Langfristiges Anlegen schließt die Kluft zum Establishment

Es ist möglich, dass das stimmt. Allerdings gibt es dafür – wie für so vieles rund um die Rallye von Gamestop – keine gesicherten Beweise. Fast alles läuft übers Hören-Sagen. Die Quellen der Behauptungen bei Reddit oder die Interessen derjenigen, die dort posten, sind nicht einsehbar. Natürlich ist es unerlässlich, dass gerade Kleinanleger darauf zählen können, dass alle Regeln beachtet werden und Handel jederzeit möglich ist. Und die Börsenaufsicht sollte aufarbeiten, warum diverse Apps am Donnerstag den Handel mit Gamestop einstellten.
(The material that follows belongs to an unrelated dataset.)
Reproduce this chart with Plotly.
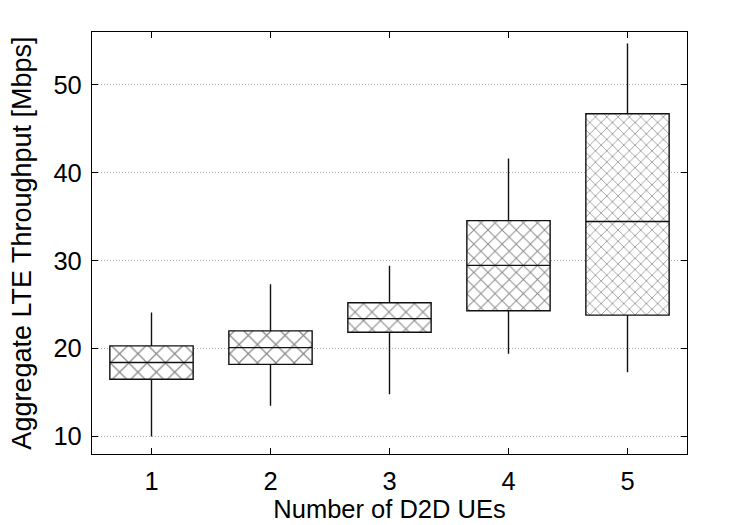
import plotly.graph_objects as go

categories = [1, 2, 3, 4, 5]
lower = [10.0, 13.5, 14.8, 19.4, 17.3]
q1 = [16.5, 18.2, 21.85, 24.3, 23.8]
median = [18.4, 20.1, 23.4, 29.45, 34.45]
q3 = [20.3, 22.0, 25.2, 34.55, 46.7]
upper = [24.1, 27.3, 29.4, 41.6, 54.7]

hatch_size = [13, 13, 12, 10, 8]

fig = go.Figure()

fig.add_trace(go.Bar(
    x=categories,
    y=[b - a for a, b in zip(q1, q3)],
    base=q1,
    width=0.7,
    marker=dict(
        color="white",
        line=dict(width=0),
        pattern=dict(shape="x", fgcolor="#111111", bgcolor="white",
                     size=hatch_size, solidity=0.18, fillmode="overlay"),
    ),
    showlegend=False,
    hoverinfo="skip",
))

fig.add_trace(go.Box(
    x=categories,
    q1=q1, median=median, q3=q3,
    lowerfence=lower, upperfence=upper,
    width=0.7,
    whiskerwidth=0,
    fillcolor="rgba(0,0,0,0)",
    line=dict(color="#111111", width=1.4),
    showlegend=False,
    boxpoints=False,
))

axis_font = dict(family="Liberation Sans, Arial, sans-serif", size=25.5, color="black")
ytitle_font = dict(family="Liberation Sans, Arial, sans-serif", size=27, color="black")

fig.update_layout(
    width=750, height=525,
    margin=dict(l=92, r=63, t=32, b=71),
    plot_bgcolor="white", paper_bgcolor="white",
    barmode="overlay",
    font=axis_font,
    xaxis=dict(
        range=[0.5, 5.5], tickvals=categories, ticktext=[str(c) for c in categories],
        ticks="inside", ticklen=6, tickcolor="black", mirror="ticks",
        showline=True, linecolor="black", linewidth=1.3,
        showgrid=False, zeroline=False, ticklabelstandoff=4,
        title=dict(text="Number of D2D UEs", standoff=0, font=axis_font),
        tickfont=axis_font,
    ),
    yaxis=dict(
        range=[8, 56], tickvals=[10, 20, 30, 40, 50],
        ticks="inside", ticklen=6, tickcolor="black", mirror="ticks",
        showline=True, linecolor="black", linewidth=1.3,
        showgrid=True, gridcolor="#aaaaaa", griddash="1px,2px", gridwidth=1,
        zeroline=False, ticklabelstandoff=4,
        title=dict(text="Aggregate LTE Throughput [Mbps]", standoff=13, font=ytitle_font),
        tickfont=axis_font,
    ),
)

fig.write_html("out.html")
Doch angesichts der Empörungsstimmung auf Reddit mag man den Aktionären dort zurufen: „It’s the Wall Street, stupid!“ Jedem Gewinn steht ein Risiko gegenüber. Es besteht kein Grundrecht auf tausendfachen Gewinn. Jeder noch so gut geplante Short-Squeeze kann nicht darüber hinwegtäuschen, dass Geldanlage an der Börse nur dann als sicher gelten kann, wenn man sie langfristig betreibt. Dass möglichst viele Anleger diese Wahrheit beherzigen, wäre das wichtigste Ergebnis der Gamestop-Rallye. Spürt man den Effekt einer wachsenden Wirtschaft dann auf dem eigenen Konto, ist auch die Wut auf das Establishment schnell nicht mehr so groß.